#### Source excerpt
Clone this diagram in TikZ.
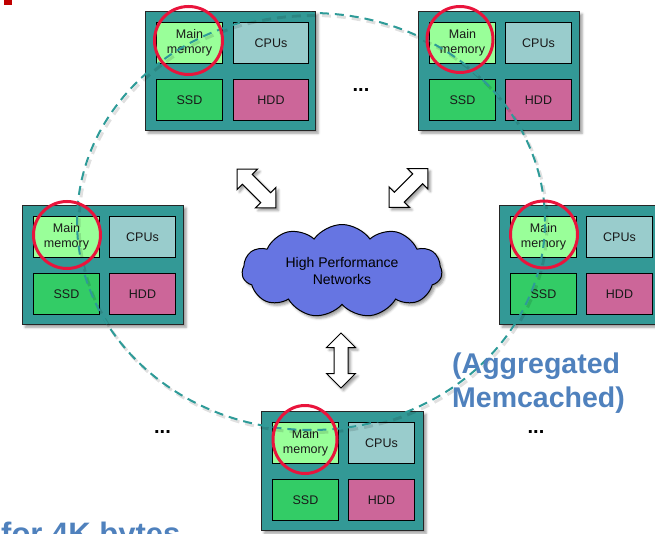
\documentclass[tikz,border=0pt]{standalone}
\usepackage{fontspec}
\setmainfont{Liberation Sans}
\usetikzlibrary{shapes.geometric,shapes.symbols,shapes.arrows,shadows.blur}

\definecolor{boxteal}{RGB}{51,153,150}
\definecolor{memgreen}{RGB}{153,255,153}
\definecolor{cpucyan}{RGB}{153,204,204}
\definecolor{ssdgreen}{RGB}{51,204,102}
\definecolor{hddpink}{RGB}{204,102,153}
\definecolor{netblue}{RGB}{102,117,226}
\definecolor{ringred}{RGB}{233,20,60}
\definecolor{ringteal}{RGB}{46,155,152}
\definecolor{notesblue}{RGB}{79,129,189}
\definecolor{markred}{RGB}{192,0,0}

\tikzset{
  softshadow/.style={blur shadow={shadow xshift=2.5pt,shadow yshift=-2.5pt,
      shadow blur radius=2.5pt,shadow opacity=40}},
  outerbox/.style={draw=black!85,line width=1.3pt,fill=boxteal,
      minimum height=119pt,inner sep=0pt,anchor=north west,softshadow},
  part/.style={draw=black,line width=1pt,minimum height=41pt,inner sep=0pt,
      anchor=north west,align=center,text=black!90,
      font=\fontsize{12.5}{14.5}\selectfont},
  memring/.style={draw=ringred,line width=3pt,inner sep=0pt},
  blockarrow/.style={double arrow,draw=black,line width=1pt,fill=white,
      minimum height=55pt,minimum width=28pt,double arrow head extend=7.5pt,
      inner xsep=0pt,inner ysep=6.5pt,softshadow},
  notes/.style={text=notesblue,font=\fontsize{28.5}{34}\selectfont\bfseries},
  dots/.style={font=\fontsize{20}{20}\selectfont\bfseries,inner sep=0pt},
}

% one server: #1 name, #2/#3 top-left corner, #4 box width,
% #5 width of the CPU cell, #6 gap between the two columns
\newcommand\serverbox[6]{%
  \node[outerbox,minimum width=#4pt] (#1-box) at (#2,#3) {};
  \node[part,fill=memgreen,minimum width=66pt] (#1-mem)
    at ([xshift=11pt,yshift=-11pt]#1-box.north west) {Main\\memory};
  \node[part,fill=cpucyan,minimum width=#5pt] (#1-cpu)
    at ([xshift=#6pt]#1-mem.north east) {CPUs};
  \node[part,fill=ssdgreen,minimum width=66pt] (#1-ssd)
    at ([yshift=-15pt]#1-mem.south west) {SSD};
  \node[part,fill=hddpink,minimum width=#5pt] (#1-hdd)
    at ([xshift=#6pt]#1-ssd.north east) {HDD};
}

\begin{document}
\begin{tikzpicture}[x=1pt,y=-1pt]
\useasboundingbox (0,0) rectangle (655,534);
\clip (0,0) rectangle (655,534);

% servers around the network
\serverbox{tl}{145}{11}{170}{75}{10}
\serverbox{tr}{418}{11}{161}{66}{9}
\serverbox{lf}{22}{205}{161}{66}{9}
\serverbox{rt}{499}{205}{161}{66}{9}
\serverbox{bt}{261}{411}{162}{66}{9}

% shared memory pool
\draw[black,opacity=0.12,line width=3pt,dash pattern=on 9pt off 6pt]
  (313,224) ellipse [x radius=234pt,y radius=208.5pt];
\draw[ringteal,line width=2pt,dash pattern=on 9pt off 6pt]
  (311,221.5) ellipse [x radius=234pt,y radius=208.5pt];

% memory highlights
\node[memring,circle,minimum size=68pt] (tl-ring) at (188.5,40.5) {};
\node[memring,circle,minimum size=66pt] (tr-ring) at (460,39.5) {};
\node[memring,circle,minimum size=67pt] (lf-ring) at (67,235) {};
\node[memring,circle,minimum size=67pt] (rt-ring) at (544,234.5) {};
\node[memring,ellipse,minimum width=64pt,minimum height=68pt] (bt-ring) at (305,439.5) {};

% interconnect
\node[cloud,cloud puffs=11,cloud puff arc=110,aspect=2.2,draw=black,
  line width=1pt,fill=netblue,minimum width=200pt,minimum height=92pt,
  inner sep=0pt,align=center,softshadow,
  font=\fontsize{14}{17}\selectfont] (net) at (342,271)
  {High Performance\\Networks};

\node[blockarrow,rotate=-45] (arr-tl) at (256.5,188.5) {};
\node[blockarrow,rotate=45] (arr-tr) at (408.5,188) {};
\node[blockarrow,rotate=90] (arr-bt) at (341,360.5) {};

% further servers
\node[dots,anchor=base] (dots-top) at (361,91.5) {...};
\node[dots,anchor=base] (dots-left) at (162.5,433) {...};
\node[dots,anchor=base] (dots-right) at (536,433) {...};

% annotations
\node[notes,anchor=base west,inner sep=0pt] (aggr1) at (452,373) {(Aggregated};
\node[notes,anchor=base west,inner sep=0pt] (aggr2) at (452,407) {Memcached)};
\node[notes,anchor=base west,inner sep=0pt,font=\fontsize{31}{34}\selectfont\bfseries]
  (bytes) at (1,544) {for 4K bytes};
\fill[markred] (4,0) rectangle (12,5);
\end{tikzpicture}
\end{document}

#### What is expected
Copy the data character for character, but drop all pictures from the copy.

#### The output
Clone this diagram in TikZ.
\documentclass[tikz,border=0pt]{standalone}
\usepackage{fontspec}
\setmainfont{Liberation Sans}
\usetikzlibrary{shapes.geometric,shapes.symbols,shapes.arrows,shadows.blur}

\definecolor{boxteal}{RGB}{51,153,150}
\definecolor{memgreen}{RGB}{153,255,153}
\definecolor{cpucyan}{RGB}{153,204,204}
\definecolor{ssdgreen}{RGB}{51,204,102}
\definecolor{hddpink}{RGB}{204,102,153}
\definecolor{netblue}{RGB}{102,117,226}
\definecolor{ringred}{RGB}{233,20,60}
\definecolor{ringteal}{RGB}{46,155,152}
\definecolor{notesblue}{RGB}{79,129,189}
\definecolor{markred}{RGB}{192,0,0}

\tikzset{
  softshadow/.style={blur shadow={shadow xshift=2.5pt,shadow yshift=-2.5pt,
      shadow blur radius=2.5pt,shadow opacity=40}},
  outerbox/.style={draw=black!85,line width=1.3pt,fill=boxteal,
      minimum height=119pt,inner sep=0pt,anchor=north west,softshadow},
  part/.style={draw=black,line width=1pt,minimum height=41pt,inner sep=0pt,
      anchor=north west,align=center,text=black!90,
      font=\fontsize{12.5}{14.5}\selectfont},
  memring/.style={draw=ringred,line width=3pt,inner sep=0pt},
  blockarrow/.style={double arrow,draw=black,line width=1pt,fill=white,
      minimum height=55pt,minimum width=28pt,double arrow head extend=7.5pt,
      inner xsep=0pt,inner ysep=6.5pt,softshadow},
  notes/.style={text=notesblue,font=\fontsize{28.5}{34}\selectfont\bfseries},
  dots/.style={font=\fontsize{20}{20}\selectfont\bfseries,inner sep=0pt},
}

% one server: #1 name, #2/#3 top-left corner, #4 box width,
% #5 width of the CPU cell, #6 gap between the two columns
\newcommand\serverbox[6]{%
  \node[outerbox,minimum width=#4pt] (#1-box) at (#2,#3) {};
  \node[part,fill=memgreen,minimum width=66pt] (#1-mem)
    at ([xshift=11pt,yshift=-11pt]#1-box.north west) {Main\\memory};
  \node[part,fill=cpucyan,minimum width=#5pt] (#1-cpu)
    at ([xshift=#6pt]#1-mem.north east) {CPUs};
  \node[part,fill=ssdgreen,minimum width=66pt] (#1-ssd)
    at ([yshift=-15pt]#1-mem.south west) {SSD};
  \node[part,fill=hddpink,minimum width=#5pt] (#1-hdd)
    at ([xshift=#6pt]#1-ssd.north east) {HDD};
}

\begin{document}
\begin{tikzpicture}[x=1pt,y=-1pt]
\useasboundingbox (0,0) rectangle (655,534);
\clip (0,0) rectangle (655,534);

% servers around the network
\serverbox{tl}{145}{11}{170}{75}{10}
\serverbox{tr}{418}{11}{161}{66}{9}
\serverbox{lf}{22}{205}{161}{66}{9}
\serverbox{rt}{499}{205}{161}{66}{9}
\serverbox{bt}{261}{411}{162}{66}{9}

% shared memory pool
\draw[black,opacity=0.12,line width=3pt,dash pattern=on 9pt off 6pt]
  (313,224) ellipse [x radius=234pt,y radius=208.5pt];
\draw[ringteal,line width=2pt,dash pattern=on 9pt off 6pt]
  (311,221.5) ellipse [x radius=234pt,y radius=208.5pt];

% memory highlights
\node[memring,circle,minimum size=68pt] (tl-ring) at (188.5,40.5) {};
\node[memring,circle,minimum size=66pt] (tr-ring) at (460,39.5) {};
\node[memring,circle,minimum size=67pt] (lf-ring) at (67,235) {};
\node[memring,circle,minimum size=67pt] (rt-ring) at (544,234.5) {};
\node[memring,ellipse,minimum width=64pt,minimum height=68pt] (bt-ring) at (305,439.5) {};

% interconnect
\node[cloud,cloud puffs=11,cloud puff arc=110,aspect=2.2,draw=black,
  line width=1pt,fill=netblue,minimum width=200pt,minimum height=92pt,
  inner sep=0pt,align=center,softshadow,
  font=\fontsize{14}{17}\selectfont] (net) at (342,271)
  {High Performance\\Networks};

\node[blockarrow,rotate=-45] (arr-tl) at (256.5,188.5) {};
\node[blockarrow,rotate=45] (arr-tr) at (408.5,188) {};
\node[blockarrow,rotate=90] (arr-bt) at (341,360.5) {};

% further servers
\node[dots,anchor=base] (dots-top) at (361,91.5) {...};
\node[dots,anchor=base] (dots-left) at (162.5,433) {...};
\node[dots,anchor=base] (dots-right) at (536,433) {...};

% annotations
\node[notes,anchor=base west,inner sep=0pt] (aggr1) at (452,373) {(Aggregated};
\node[notes,anchor=base west,inner sep=0pt] (aggr2) at (452,407) {Memcached)};
\node[notes,anchor=base west,inner sep=0pt,font=\fontsize{31}{34}\selectfont\bfseries]
  (bytes) at (1,544) {for 4K bytes};
\fill[markred] (4,0) rectangle (12,5);
\end{tikzpicture}
\end{document}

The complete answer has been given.